Address remote and hybrid working. Modern work patterns mean that organisational data is accessed from home networks, personal devices and public spaces. The acceptable use policy must address these scenarios explicitly — including expectations for home network security, screen locking and physical document handling outside the office.

Typical audit evidence

Auditors typically expect the following evidence for A.5.10:

  • Acceptable use policy — the documented policy covering all relevant asset types
  • Acknowledgement records — signed or digitally confirmed acknowledgements from employees and contractors
  • Communication records — evidence that the policy was distributed during onboarding and annual refreshers
  • Disciplinary records — evidence that violations were handled consistently (anonymised)
  • Technical enforcement logs — showing that policy rules are supported by technical controls where applicable

KPI

% of employees who have acknowledged the acceptable use policy

This KPI measures how comprehensively the policy has been communicated and accepted. Target: 100% of active personnel. Track separately for employees, contractors and external parties. A high acknowledgement rate combined with low violation rates indicates effective policy communication.

Supplementary KPIs:

  • Percentage of new employees who acknowledged the policy within their first week
  • Number of acceptable use violations reported or detected per quarter
  • Percentage of policy acknowledgements that are current (renewed within the last 12 months)

BSI IT-Grundschutz

A.5.10 maps to the following BSI requirements:

  • ISMS.1.A2 (Definition of security objectives and strategy) — the acceptable use policy operationalises the organisation’s security objectives for daily behaviour.
  • ORP.3.A3 (Personnel briefing on security policies) — all employees must be briefed on the rules for handling information and IT systems.
  • CON.9 (Information exchange) — rules for how information may be shared and transferred.
  • CON.7.A2 (Security measures for mobile working) — specific acceptable use rules for mobile and remote work scenarios.

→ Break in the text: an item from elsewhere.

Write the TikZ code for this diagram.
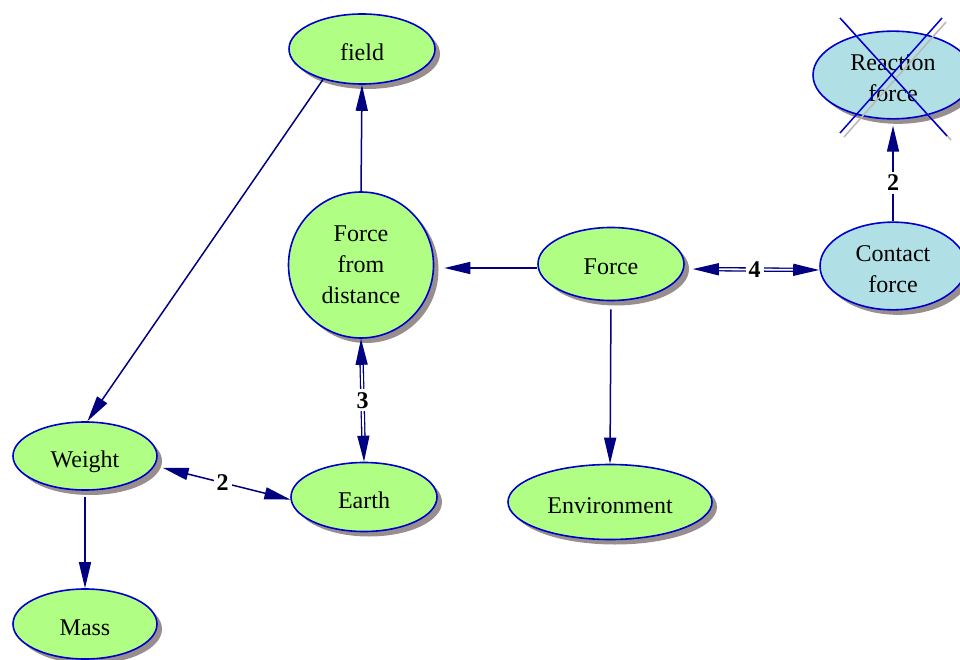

A.5.10 translates policy into daily behaviour:

Sources

Frequently asked questions

What should an acceptable use policy cover?

At minimum: permitted and prohibited uses of IT equipment and services, internet and email usage, mobile device and remote working rules, handling of classified information, personal use limits, monitoring disclosure and consequences of policy violations. The policy should be written in plain language that every employee can understand.

Must employees formally acknowledge the policy?

ISO 27002 recommends that all relevant personnel and external parties acknowledge the acceptable use rules. A signed or digitally confirmed acknowledgement creates evidence that the person was informed and understood their obligations.

How does acceptable use relate to BYOD?

When employees use personal devices for work (Bring Your Own Device), the acceptable use policy must cover what the organisation expects: minimum security settings, permitted data storage, remote wipe consent, separation of personal and business data. Without these rules, the organisation has limited control over how its information is handled on personal devices.